Jagat Ram, a 40 years old Gram Pradhan of Durlekh panchayat of Didihat block, Pithoragarh narrates that cloudbursts and landslides are the main hazards in his Gram Panchayat and how on 15 Aug 2004, a landslide destroyed his house, killed a girl in his village, shattering many lives in front of his eyes.
31-year-old Pushpa Devi of Munsiyari block, Pithoragarh also shares that the villages in her Panchayat are highly exposed to landslides caused by heavy rainfalls and floods. She says, ”In both 2008 and 2013, many households and cattle were washed away by landslides in Bhadeli village.”
|Jagat Ram can be seen here|
Like Jagat Ram and Pushpa Devi, a majority of the villagers in these Himalayan districts are farmers and their livelihood is directly linked to vagaries of weather conditions. On learning about the Pragya’s installations of weather monitoring stations in the number of villages, they appear hopeful that there would be less damage in such events now, as people could be alarmed beforehand. Pushpa Devi says, “It will not only warn us about the hazardous event but will also help us in getting adequate emergency supplies, in place, post-disaster.”
Installation of weather monitoring stations is being piloted across 800 villages in 4 districts (Chamoli, Pithoragarh, Rudraprayag, and Uttarkashi) under the project DMS Himalaya by Pragya. The project incorporates two tools namely “Go-Risk” which is an early warning tool with grassroots measurement grids and communication channels for pre-disaster use) and “RnR-Comm”, a component for relief and response information-sharing tool to help multi-agency response coordination for post-disaster use. These tools aim to enhance local self-reliance and improve the effectiveness of humanitarian support.
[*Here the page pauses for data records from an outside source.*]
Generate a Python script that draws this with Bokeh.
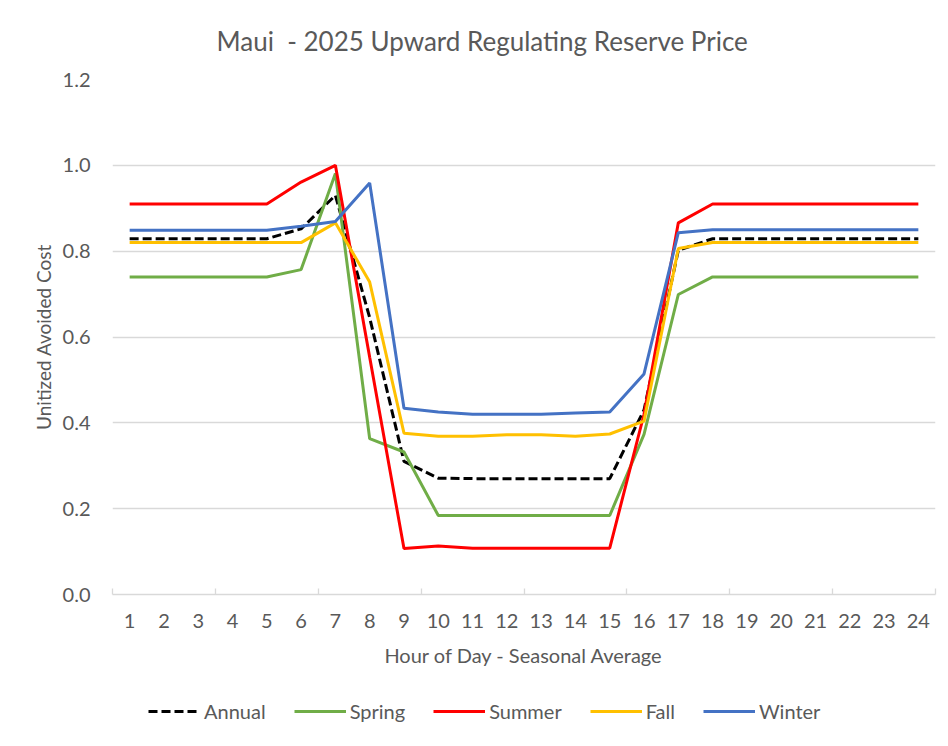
from bokeh.plotting import figure
from bokeh.layouts import column
from bokeh.models import FixedTicker, Legend, LegendItem, PrintfTickFormatter, Range1d
from bokeh.embed import file_html
from bokeh.resources import INLINE

hours = list(range(1, 25))
annual = [0.829, 0.829, 0.829, 0.829, 0.829, 0.852, 0.930, 0.645, 0.310, 0.271, 0.270, 0.270,
          0.270, 0.270, 0.270, 0.430, 0.802, 0.829, 0.829, 0.829, 0.829, 0.829, 0.829, 0.829]
spring = [0.740, 0.740, 0.740, 0.740, 0.740, 0.757, 0.981, 0.363, 0.332, 0.184, 0.184, 0.184,
          0.184, 0.184, 0.184, 0.373, 0.699, 0.740, 0.740, 0.740, 0.740, 0.740, 0.740, 0.740]
summer = [0.910, 0.910, 0.910, 0.910, 0.910, 0.961, 1.000, 0.553, 0.107, 0.113, 0.108, 0.108,
          0.108, 0.108, 0.108, 0.420, 0.866, 0.910, 0.910, 0.910, 0.910, 0.910, 0.910, 0.910]
fall = [0.820, 0.820, 0.820, 0.820, 0.820, 0.820, 0.866, 0.728, 0.376, 0.369, 0.369, 0.372,
        0.372, 0.369, 0.374, 0.404, 0.806, 0.820, 0.820, 0.820, 0.820, 0.820, 0.820, 0.820]
winter = [0.849, 0.849, 0.849, 0.849, 0.849, 0.858, 0.869, 0.959, 0.434, 0.425, 0.420, 0.420,
          0.420, 0.423, 0.425, 0.514, 0.843, 0.850, 0.850, 0.850, 0.850, 0.850, 0.850, 0.850]
series_names = ["Annual", "Spring", "Summer", "Fall", "Winter"]
y_ticks = [0.0, 0.2, 0.4, 0.6, 0.8, 1.0, 1.2]
boundary_ticks = [0.5, 3.5, 6.5, 9.5, 12.5, 15.5, 18.5, 21.5, 24.5]

FONT = "Lato"
GREY = "#595959"
styles = [
    dict(line_color="#000000", line_width=3, line_dash="9 4"),
    dict(line_color="#70AD47", line_width=3),
    dict(line_color="#FF0000", line_width=3),
    dict(line_color="#FFC000", line_width=3),
    dict(line_color="#4472C4", line_width=3),
]

p = figure(width=940, height=680, x_range=(0.5, 24.5), y_range=(0, 1.2),
           output_backend="svg", toolbar_location=None,
           min_border_left=112, min_border_right=5, min_border_top=79, min_border_bottom=86,
           title="Maui \u00a0- 2025 Upward Regulating Reserve Price")
p.outline_line_color = None
p.title.text_font = FONT
p.title.text_font_size = "26px"
p.title.text_font_style = "normal"
p.title.text_color = GREY
p.title.align = "left"
p.title.offset = 104
p.title.standoff = 45

p.xgrid.grid_line_color = None
p.ygrid.grid_line_color = "#d9d9d9"
p.ygrid.grid_line_width = 1.3
p.ygrid.ticker = FixedTicker(ticks=y_ticks)

xa = p.xaxis[0]
xa.ticker = FixedTicker(ticks=hours, minor_ticks=boundary_ticks)
xa.axis_line_color = "#d9d9d9"
xa.axis_line_width = 1.3
xa.major_tick_line_color = None
xa.minor_tick_line_color = "#d9d9d9"
xa.minor_tick_line_width = 1.3
xa.minor_tick_in = 6
xa.minor_tick_out = 0
xa.major_label_standoff = 13
xa.major_label_text_font = FONT
xa.major_label_text_font_size = "20px"
xa.major_label_text_color = GREY
xa.axis_label = "Hour of Day - Seasonal Average"
xa.axis_label_text_font = FONT
xa.axis_label_text_font_size = "20px"
xa.axis_label_text_font_style = "normal"
xa.axis_label_text_color = GREY
xa.axis_label_standoff = 12

ya = p.yaxis[0]
ya.ticker = FixedTicker(ticks=y_ticks)
ya.formatter = PrintfTickFormatter(format="%.1f")
ya.axis_line_color = None
ya.major_tick_line_color = None
ya.minor_tick_line_color = None
ya.major_label_standoff = 16
ya.major_label_text_font = FONT
ya.major_label_text_font_size = "20px"
ya.major_label_text_color = GREY
ya.axis_label = "Unitized Avoided Cost"
ya.axis_label_text_font = FONT
ya.axis_label_text_font_size = "19px"
ya.axis_label_text_font_style = "normal"
ya.axis_label_text_color = GREY
ya.axis_label_standoff = 5

for vals, st in zip([annual, spring, summer, fall, winter], styles):
    p.line(hours, vals, **st)

# legend strip below the chart (its frame is aligned with the chart's frame)
lf = figure(width=940, height=58, x_range=Range1d(0, 1), y_range=Range1d(0, 1),
            output_backend="svg", toolbar_location=None, x_axis_type=None, y_axis_type=None,
            min_border_left=112, min_border_right=5, min_border_top=0, min_border_bottom=0)
lf.outline_line_color = None
lf.grid.grid_line_color = None
items = []
for name, st in zip(series_names, styles):
    r = lf.line([-5, -4], [-5, -4], **st)  # off-screen proxy, only used for the legend swatch
    items.append(LegendItem(label=name, renderers=[r]))
legend = Legend(items=items, orientation="horizontal", location=(36, 15))
legend.border_line_color = None
legend.background_fill_alpha = 0
legend.label_text_font = FONT
legend.label_text_font_size = "20px"
legend.label_text_color = GREY
legend.glyph_width = 52
legend.label_standoff = 4
legend.spacing = 28
legend.padding = 5
legend.margin = 0
lf.add_layout(legend, "center")

layout = column(p, lf, spacing=0)
open("out.html", "w").write(file_html(layout, INLINE))
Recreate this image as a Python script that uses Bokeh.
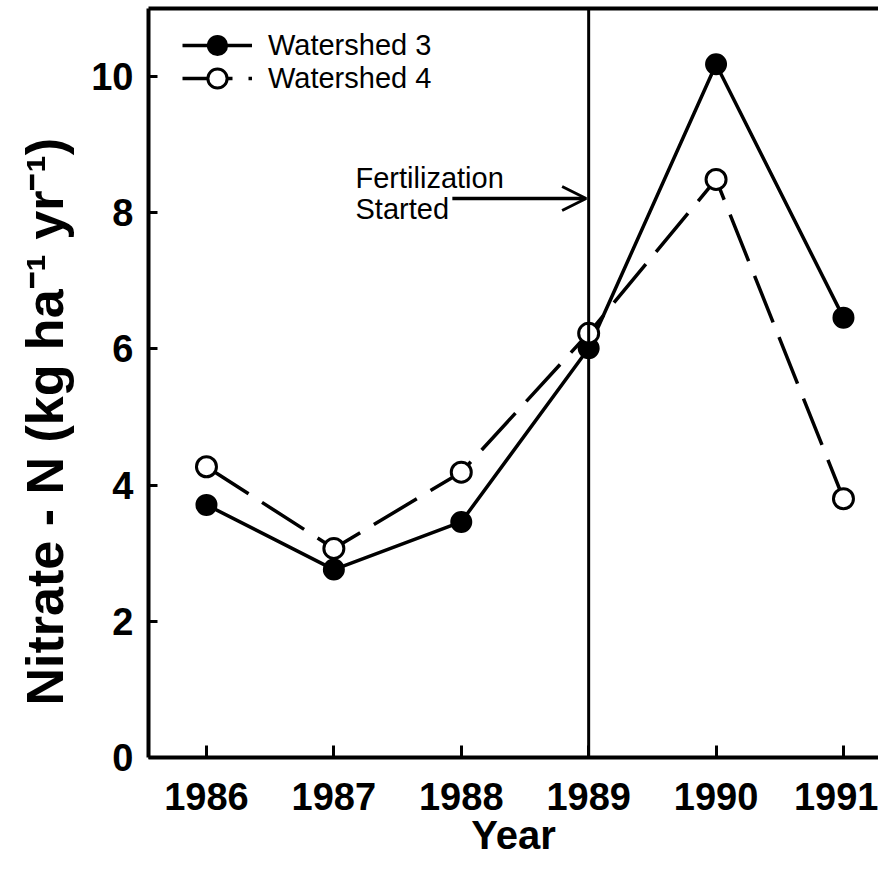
from bokeh.plotting import figure
from bokeh.models import Range1d, Span, Arrow, OpenHead, Label, Legend, LegendItem, LinearAxis, FixedTicker, Title
from bokeh.embed import file_html
from bokeh.resources import INLINE

years = [1986, 1987, 1988, 1989, 1990, 1991]
ws3 = [3.71, 2.76, 3.46, 6.01, 10.18, 6.46]
ws4 = [4.27, 3.07, 4.19, 6.23, 8.49, 3.80]
y_ticks = [0, 2, 4, 6, 8, 10]
fert_year = 1989
arrow_start = 1987.93
arrow_y = 8.21
FONT = "Liberation Sans"

p = figure(width=878, height=859, output_backend="svg", toolbar_location=None,
           x_range=Range1d(1985.545, 1991.275), y_range=Range1d(0, 11.0),
           min_border_left=147, min_border_right=0, min_border_top=8, min_border_bottom=0)
p.outline_line_color = None
p.grid.visible = False
p.background_fill_color = "white"
p.border_fill_color = "white"

# axes
for ax in [p.xaxis[0], p.yaxis[0]]:
    ax.axis_line_width = 4
    ax.axis_line_color = "black"
    ax.major_tick_line_width = 3
    ax.major_tick_out = 0
    ax.minor_tick_line_color = None
    ax.major_label_text_font = FONT
    ax.major_label_text_font_style = "bold"
    ax.major_label_text_color = "black"
    ax.axis_label_text_font = FONT
    ax.axis_label_text_font_style = "bold"
    ax.axis_label_text_color = "black"

p.xaxis.ticker = FixedTicker(ticks=years)
p.xaxis.major_tick_in = 12
p.xaxis.major_label_text_font_size = "38px"
p.xaxis.major_label_standoff = 25
p.xaxis.axis_label = "Year"
p.xaxis.axis_label_text_font_size = "40px"
p.xaxis.axis_label_standoff = 0

p.yaxis.ticker = FixedTicker(ticks=y_ticks)
p.yaxis.major_tick_in = 9
p.yaxis.major_label_text_font_size = "38px"
p.yaxis.major_label_standoff = 15

# y-axis title: a side title, so it can sit lower than the frame centre as in the reference
p.add_layout(Title(text="Nitrate - N (kg ha\u207b\u00b9 yr\u207b\u00b9)", align="left", offset=52,
                   vertical_align="middle", standoff=28,
                   text_font=FONT, text_font_style="bold", text_font_size="52px",
                   text_color="black"), "left")

top = LinearAxis(ticker=FixedTicker(ticks=years), axis_line_width=4, axis_line_color="black",
                 major_tick_line_color=None, minor_tick_line_color=None,
                 major_label_text_color=None, major_label_text_font_size="1px",
                 major_label_standoff=0)
p.add_layout(top, "above")

# fertilization marker
p.add_layout(Span(location=fert_year, dimension="height", line_color="black", line_width=3))
p.add_layout(Arrow(end=OpenHead(size=24, line_width=3, line_color="black"),
                   x_start=arrow_start, y_start=arrow_y, x_end=fert_year - 0.02, y_end=arrow_y,
                   line_width=3.5, line_color="black"))
p.add_layout(Label(x=1987.17, y=arrow_y + 0.3, text="Fertilization",
                   text_font=FONT, text_font_size="29px", text_color="black",
                   text_baseline="middle"))
p.add_layout(Label(x=1987.17, y=arrow_y - 0.15, text="Started",
                   text_font=FONT, text_font_size="29px", text_color="black",
                   text_baseline="middle"))

# series
l3 = p.line(years, ws3, line_color="black", line_width=3.5)
c3 = p.scatter(years, ws3, size=20, fill_color="black", line_color="black", line_width=2)
l4 = p.line(years, ws4, line_color="black", line_width=3.5, line_dash="50 16")
c4 = p.scatter(years, ws4, size=20, fill_color="white", line_color="black", line_width=3)

legend_style = dict(border_line_color=None, background_fill_alpha=0, glyph_width=70,
                    glyph_height=48, spacing=0, label_text_font=FONT,
                    label_text_font_size="29px", label_text_color="black", margin=0,
                    padding=0, label_standoff=16)
p.add_layout(Legend(items=[LegendItem(label="Watershed 3", renderers=[l3, c3])],
                    location=(34, 688), **legend_style))
p.add_layout(Legend(items=[LegendItem(label="Watershed 4", renderers=[l4, c4])],
                    location=(34, 655), **legend_style))

open("out.html", "w").write(file_html(p, INLINE))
DMS Himalaya focusses on pre-disaster early warning system by strengthening the communities to be aware of early warnings through regular monitoring of weather conditions which can prevent loss of lives and damage to resources and livestock even if the disaster strikes. The young and enthusiastic local villagers are identified and trained to form Disaster Response Team (DRTs) to use these stations independently by conducting mapping, monitoring, and reporting on damage and relief, post-disaster. The identified Points of Presence (POPs), function as communication centers for isolated habitations in remote parts. The initiative is further strengthened by forming resource hubs District Disaster Management Support Units (DDMSUs), for implementing DMS Himalayas effectively.
“As far as I know this is first of its kind project. This will forewarn us about the disasters, and will save many lives” says Balwant Singh, a resident of Sitoli village of Didihat block in Pithoragarh, Uttarakhand.
These weather stations are gradually enabling the villagers in the Himalayan districts to prepare themselves for forthcoming calamities and helping them to build a disaster-resilient future for themselves!